Anita J. Hill is an Australian researcher in materials and process engineering. She is a former Chief Scientist of the Commonwealth Scientific and Industrial Research Organisation (CSIRO), and the current Executive Director of Future Industries at CSIRO. Her research focuses on the transport of atoms, ions and small molecules in condensed matter, notably using positron annihilation spectroscopy.

== Education and career ==
Hill obtained her PhD in Mechanical Engineering and Materials Science from Duke University, USA. She began her academic career as a lecturer at Monash University. She joined CSIRO in 1996. In 2008, Hill accepted the position of Chief Research Scientist and Office of the Chief Executive Science Leader at CSIRO. In 2014 and 2015, she served twice as Acting Chief Scientist during transitional periods, then as Chief Scientist from February 2017 to September 2018. She was succeeded in this role by Cathy Foley. She is currently Executive Director of Future Industries at CSIRO, a sector consisting of over 1500 researchers across 25 sites in Australia and overseas.

== Research ==
Her work focuses on the transport of atoms, ions and small molecules through solids.

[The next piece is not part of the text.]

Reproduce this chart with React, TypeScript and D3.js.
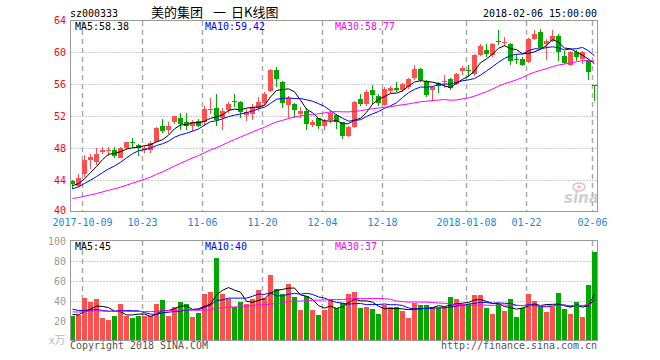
import React from 'react';
import * as d3 from 'd3';

// ---------- data ----------
const dates = [
  '2017-09-28','2017-09-29',
  '2017-10-09','2017-10-10','2017-10-11','2017-10-12','2017-10-13','2017-10-16','2017-10-17','2017-10-18','2017-10-19','2017-10-20',
  '2017-10-23','2017-10-24','2017-10-25','2017-10-26','2017-10-27','2017-10-30','2017-10-31',
  '2017-11-01','2017-11-02','2017-11-03','2017-11-06','2017-11-07','2017-11-08','2017-11-09','2017-11-10',
  '2017-11-13','2017-11-14','2017-11-15','2017-11-16','2017-11-17','2017-11-20','2017-11-21','2017-11-22','2017-11-23','2017-11-24',
  '2017-11-27','2017-11-28','2017-11-29','2017-11-30',
  '2017-12-01','2017-12-04','2017-12-05','2017-12-06','2017-12-07','2017-12-08','2017-12-11','2017-12-12','2017-12-13','2017-12-14','2017-12-15',
  '2017-12-18','2017-12-19','2017-12-20','2017-12-21','2017-12-22','2017-12-25','2017-12-26','2017-12-27','2017-12-28','2017-12-29',
  '2018-01-02','2018-01-03','2018-01-04','2018-01-05','2018-01-08','2018-01-09','2018-01-10','2018-01-11','2018-01-12',
  '2018-01-15','2018-01-16','2018-01-17','2018-01-18','2018-01-19','2018-01-22','2018-01-23','2018-01-24','2018-01-25','2018-01-26',
  '2018-01-29','2018-01-30','2018-01-31','2018-02-01','2018-02-02','2018-02-05','2018-02-06',
];

const opens = [
  43.9,43.3,44.8,46.5,46.2,47.5,47.6,47.8,46.75,48.0,
  48.8,48.4,47.7,47.8,48.75,50.7,50.2,51.3,51.7,51.2,
  50.7,51.4,51.2,52.8,53.0,51.7,52.8,53.9,53.8,52.1,
  52.2,53.0,53.6,55.1,57.7,56.2,53.4,53.5,52.3,52.6,
  50.9,51.7,50.8,51.5,52.1,51.2,49.5,50.6,54.1,53.5,
  55.2,54.5,53.4,55.1,55.5,55.2,55.6,56.7,57.9,56.4,
  55.2,56.1,56.25,56.6,56.0,57.65,57.8,57.2,59.6,60.2,
  59.6,61.4,61.1,61.0,59.1,59.1,58.7,61.6,62.5,61.0,
  61.4,62.0,59.5,58.4,60.0,59.1,59.0,55.9,
];
const highs = [
  44.0,44.7,47.1,47.2,48.0,48.1,48.1,48.1,48.1,48.8,
  49.3,48.5,48.2,48.9,50.6,51.6,51.3,52.0,52.4,52.4,
  51.5,51.6,53.3,54.2,54.8,53.0,53.8,54.7,53.9,52.9,
  53.5,54.4,55.0,57.9,58.1,56.4,54.5,53.6,53.1,53.0,
  51.5,51.8,51.6,52.6,52.3,51.3,50.8,53.9,54.7,55.3,
  55.9,54.7,55.6,55.7,56.2,56.1,56.7,58.4,58.0,56.5,
  55.8,56.3,57.1,56.7,57.4,58.3,58.4,59.8,61.0,61.0,
  61.1,62.75,61.9,61.1,59.8,59.4,61.8,62.75,62.9,61.6,
  62.75,62.2,60.1,60.1,60.2,60.1,59.1,55.9,
];
const lows = [
  42.9,43.1,44.4,45.4,45.9,47.2,47.0,46.8,46.7,47.9,
  48.0,47.0,47.4,47.4,48.7,49.9,49.8,51.0,50.3,50.3,
  50.1,50.6,50.8,52.2,50.8,50.3,52.4,53.1,51.8,51.4,
  51.5,52.6,53.4,55.0,55.6,53.0,51.8,51.8,51.8,50.2,
  50.6,50.4,50.3,51.1,50.4,49.1,49.4,50.5,53.2,53.3,
  53.5,53.3,53.2,54.9,55.0,55.0,55.4,56.5,56.2,54.4,
  53.9,54.9,55.5,55.3,55.9,57.15,56.9,57.0,59.5,59.4,
  59.4,60.9,60.7,58.4,58.5,58.2,58.6,61.5,60.4,59.0,
  61.3,58.9,58.5,58.3,58.9,58.5,56.5,53.9,
];
const closes = [
  43.5,44.3,46.5,46.9,47.2,47.8,47.7,47.0,48.0,48.75,
  48.7,48.0,48.0,48.6,50.5,50.1,50.8,52.0,51.0,50.7,
  51.3,50.8,52.9,52.9,51.5,52.6,53.5,53.8,52.5,52.5,
  53.1,53.8,54.7,57.8,56.6,53.6,54.3,52.8,52.6,51.0,
  51.3,50.7,51.4,52.4,51.3,49.45,50.6,53.7,53.5,55.0,
  54.6,53.6,55.4,55.5,55.2,56.0,56.6,57.9,56.45,54.6,
  55.6,55.7,56.4,55.5,57.3,58.0,57.7,59.6,60.7,59.7,
  61.0,61.3,61.25,58.9,59.0,58.4,61.6,62.2,60.5,61.4,
  62.0,60.0,58.6,60.0,59.4,60.0,57.5,55.75,
];
// volume, in 万手 (x万)
const volumes = [
  24.6,25.6,42.3,38.6,41.3,22.3,20.3,24.3,36.3,24.6,
  22.3,24.3,24.6,24.6,36.3,40.3,24.3,33.3,38.3,36.3,
  23.3,27.3,46.3,48.6,82.3,46.3,41.3,33.3,38.6,36.6,
  41.3,50.3,42.3,65.3,51.3,46.3,56.3,43.3,30.6,45.0,
  30.3,25.3,30.6,41.0,33.0,38.0,46.3,48.3,32.3,33.3,
  31.3,26.3,35.6,33.3,33.3,29.6,22.3,38.0,35.3,35.3,
  33.3,32.3,33.3,43.3,41.3,36.3,36.3,45.3,45.3,32.3,
  26.3,36.3,29.3,41.3,23.3,32.3,46.3,39.6,33.3,28.3,
  33.3,47.3,31.3,26.3,38.3,23.3,55.3,88.3,
];
// estimated sessions before the visible window (needed for the moving averages)
const priorCloses = [
  41.2,41.5,41.9,42.1,41.8,41.6,41.4,41.7,41.5,41.2,
  40.8,40.5,40.3,40.6,40.2,40.4,40.7,40.9,40.6,41.1,
  41.9,42.3,42.6,42.8,42.9,43.1,43.4,43.2,43.3,
];
const priorVolumes = [
  30.1,27.5,29.8,26.4,31.2,28.3,27.0,29.5,28.1,28.0,
  24.5,27.2,25.1,26.8,23.9,25.6,27.4,26.3,25.0,27.3,
  38.2,41.5,35.0,37.8,30.5,27.1,25.8,26.9,25.6,
];

const priceTicks = [64, 60, 56, 52, 48, 44, 40];
const volumeTicks = [100, 80, 60, 40, 20];
const dateTicks = ['2017-10-09','2017-10-23','2017-11-06','2017-11-20','2017-12-04','2017-12-18','2018-01-08','2018-01-22','2018-02-06'];
const dateTickLabels = ['2017-10-09','10-23','11-06','11-20','12-04','12-18','2018-01-08','01-22','02-06'];
const maPeriods = [5, 10, 30];
const maColors = ['#000000', '#0000ff', '#ff00ff'];
const priceLegend = ['MA5:58.38', 'MA10:59.42', 'MA30:58.77'];
const volumeLegend = ['MA5:45', 'MA10:40', 'MA30:37'];
const symbol = 'sz000333';
const titleParts = ['美的集团', '一', '日K线图'];
const timestamp = '2018-02-06 15:00:00';

// ---------- helpers ----------
function movingAverage(series: number[], prior: number[], period: number) {
  const all = prior.concat(series);
  return series.map((_, i) => {
    const end = prior.length + i;
    return d3.mean(all.slice(end - period + 1, end + 1)) as number;
  });
}

const MONO = '"DejaVu Sans Mono", "Liberation Mono", monospace';
const UP = '#ff5050';
const DOWN = '#00a800';

function Mono(props: { x: number; y: number; text: string; fill: string; anchor?: string; size?: number }) {
  const { x, y, text, fill, anchor = 'start', size = 11 } = props;
  return (
    <text x={x} y={y} fill={fill} fontFamily={MONO} fontSize={size} textAnchor={anchor as any}
      textLength={text.length * 6} lengthAdjust="spacingAndGlyphs">{text}</text>
  );
}

export default function App() {
  const n = closes.length;
  const x = d3.scaleLinear().domain([0, n]).range([70, 70 + 6 * n]);
  const yP = d3.scaleLinear().domain([40, 64]).range([212, 20]);
  const yV = d3.scaleLinear().domain([0, 100]).range([340.5, 240.5]);
  const step = x(1) - x(0);
  const bw = step - 1;
  const cx = (i: number) => x(i) + bw / 2;

  const priceMAs = maPeriods.map(p => movingAverage(closes, priorCloses, p));
  const volMAs = maPeriods.map(p => movingAverage(volumes, priorVolumes, p));
  const lineP = d3.line<number>().x((_, i) => cx(i)).y(d => yP(d));
  const lineV = d3.line<number>().x((_, i) => cx(i)).y(d => yV(d));

  const plotL = 70.5, plotR = 597.5;
  const tickIdx = dateTicks.map(d => dates.indexOf(d));
  const priceLabelY = (v: number) => Math.min(yP(v) + 4, 213.5);

  return (
    <svg width={660} height={360} style={{ position: 'absolute', left: 0, top: 0, background: '#fff' }}>
      <rect x={0} y={0} width={660} height={360} fill="#fff" />
      {/* header */}
      <Mono x={70} y={17} text={symbol} fill="#000" />
      <text x={151} y={17} fontFamily='"Noto Sans CJK SC"' fontSize={13} fill="#000">{titleParts[0]}</text>
      <text x={213} y={17} fontFamily='"Noto Sans CJK SC"' fontSize={13} fill="#000">{titleParts[1]}</text>
      <text x={231} y={17} fontFamily='"Noto Sans CJK SC"' fontSize={13} fill="#000">{titleParts[2]}</text>
      <Mono x={597} y={17} text={timestamp} fill="#000" anchor="end" />

      {/* price grid */}
      {priceTicks.filter(v => v !== 64 && v !== 40).map(v => (
        <line key={'pg' + v} x1={plotL} x2={plotR} y1={Math.round(yP(v)) + 0.5} y2={Math.round(yP(v)) + 0.5}
          stroke="#999" strokeDasharray="1,2" />
      ))}
      {tickIdx.map((i, k) => (
        <line key={'pv' + k} x1={x(i) + 0.5} x2={x(i) + 0.5} y1={21} y2={211} stroke="#aaa" strokeWidth={1.5} strokeDasharray="5,4" />
      ))}
      {/* volume grid */}
      {volumeTicks.filter(v => v !== 100).map(v => (
        <line key={'vg' + v} x1={plotL} x2={plotR} y1={Math.round(yV(v)) + 0.5} y2={Math.round(yV(v)) + 0.5}
          stroke="#999" strokeDasharray="1,2" />
      ))}
      {tickIdx.map((i, k) => (
        <line key={'vv' + k} x1={x(i) + 0.5} x2={x(i) + 0.5} y1={241} y2={340} stroke="#aaa" strokeWidth={1.5} strokeDasharray="5,4" />
      ))}

      {/* sina watermark */}
      <g opacity={0.8}>
        <ellipse cx={579} cy={187} rx={6} ry={4} fill="none" stroke="#e7b0b0" strokeWidth={1.5} />
        <circle cx={579} cy={187} r={1.8} fill="#e7b0b0" />
        <text x={564} y={203} fontFamily="DejaVu Sans" fontSize={15} fontWeight="bold" fontStyle="italic" fill="#c4c4c4">sina</text>
      </g>

      {/* candles */}
      {closes.map((c, i) => {
        const o = opens[i];
        const col = c >= o ? UP : DOWN;
        const top = yP(Math.max(o, c));
        const h = Math.max(1, Math.abs(yP(o) - yP(c)));
        return (
          <g key={'c' + i} shapeRendering="crispEdges">
            <line x1={Math.floor(cx(i)) + 0.5} x2={Math.floor(cx(i)) + 0.5} y1={yP(highs[i])} y2={yP(lows[i])} stroke={col} />
            <rect x={x(i)} y={top} width={bw} height={h} fill={col} />
          </g>
        );
      })}
      {priceMAs.map((ma, k) => (
        <path key={'pm' + k} d={lineP(ma) || ''} fill="none" stroke={maColors[k]} strokeWidth={1} />
      ))}

      {/* volume bars */}
      {volumes.map((v, i) => (
        <rect key={'v' + i} x={x(i)} y={yV(v)} width={bw} height={yV(0) - yV(v)}
          fill={closes[i] >= opens[i] ? UP : DOWN} shapeRendering="crispEdges" />
      ))}
      {volMAs.map((ma, k) => (
        <path key={'vm' + k} d={lineV(ma) || ''} fill="none" stroke={maColors[k]} strokeWidth={1} />
      ))}

      {/* frames */}
      <rect x={plotL} y={20.5} width={plotR - plotL} height={191} fill="none" stroke="#999" />
      <rect x={plotL} y={240.5} width={plotR - plotL} height={100} fill="none" stroke="#999" />

      {/* axis labels */}
      {priceTicks.map(v => (
        <Mono key={'pl' + v} x={66} y={priceLabelY(v)} text={String(v)} fill="#ff0000" anchor="end" />
      ))}
      {volumeTicks.map(v => (
        <Mono key={'vl' + v} x={66} y={yV(v) + 4} text={String(v)} fill="#999" anchor="end" />
      ))}
      {tickIdx.map((i, k) => (
        <Mono key={'dl' + k} x={x(i) + 0.5} y={226} text={dateTickLabels[k]} fill="#1a88d8" anchor="middle" />
      ))}

      {/* legends */}
      {priceLegend.map((t, k) => (
        <Mono key={'lg' + k} x={75 + 130 * k} y={30} text={t} fill={maColors[k]} />
      ))}
      {volumeLegend.map((t, k) => (
        <Mono key={'lv' + k} x={75 + 130 * k} y={250} text={t} fill={maColors[k]} />
      ))}

      {/* footer */}
      <text x={49} y={344} fontFamily='"Noto Sans CJK SC"' fontSize={11} fill="#bbb">x万</text>
      <Mono x={70} y={349} text="Copyright 2018 SINA.COM" fill="#555" />
      <Mono x={597} y={349} text="http://finance.sina.com.cn" fill="#555" anchor="end" />
    </svg>
  );
}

Her work makes particular use of positron annihilation spectroscopy as a tool to measure the distribution of free volume elements in soft materials such as polymer films.

== Awards and recognition ==
Hill has received several professional awards and honours, including:

- Adjunct Fellow, Monash University School of Chemistry, 2010
- Australian Research Council College of Experts, 2009
- Guest Editor, International Journal of Nanotechnology, 2008
- Fellow, Academy of Technological Sciences and Engineering, 2008
- CSIRO Medals for Research Achievement, 2004 and 2002.
- Fellow of the Royal Australian Chemical Institute (RACI)
- Fellow of the Australian Academy of Science.

She is a current member of the Advisory Boards of the Australian Institute for Bioengineering and Nanotechnology (AIBN University of Queensland), Australian Centre of Excellence in Electromaterials Science (ACES University of Wollongong), Chair of the Science Advisory Board of The Australian Synchrotron, Swinburne Industry Research Board, Industry Advisory Board of the School of Information Technology and Electrical Engineering (ITEE University of Queensland), and Journal of Polymer Science: Polymer Physics (editorial board). She is a former member of Advisory Boards for the Victorian Centre for Sustainable Chemical Manufacturing (VCSCM), the Australian eHealth Research Centre (AeHRC), the National Centre of Excellence in Desalination Australia (NCEDA), and the Institute for Frontier Materials (Deakin University).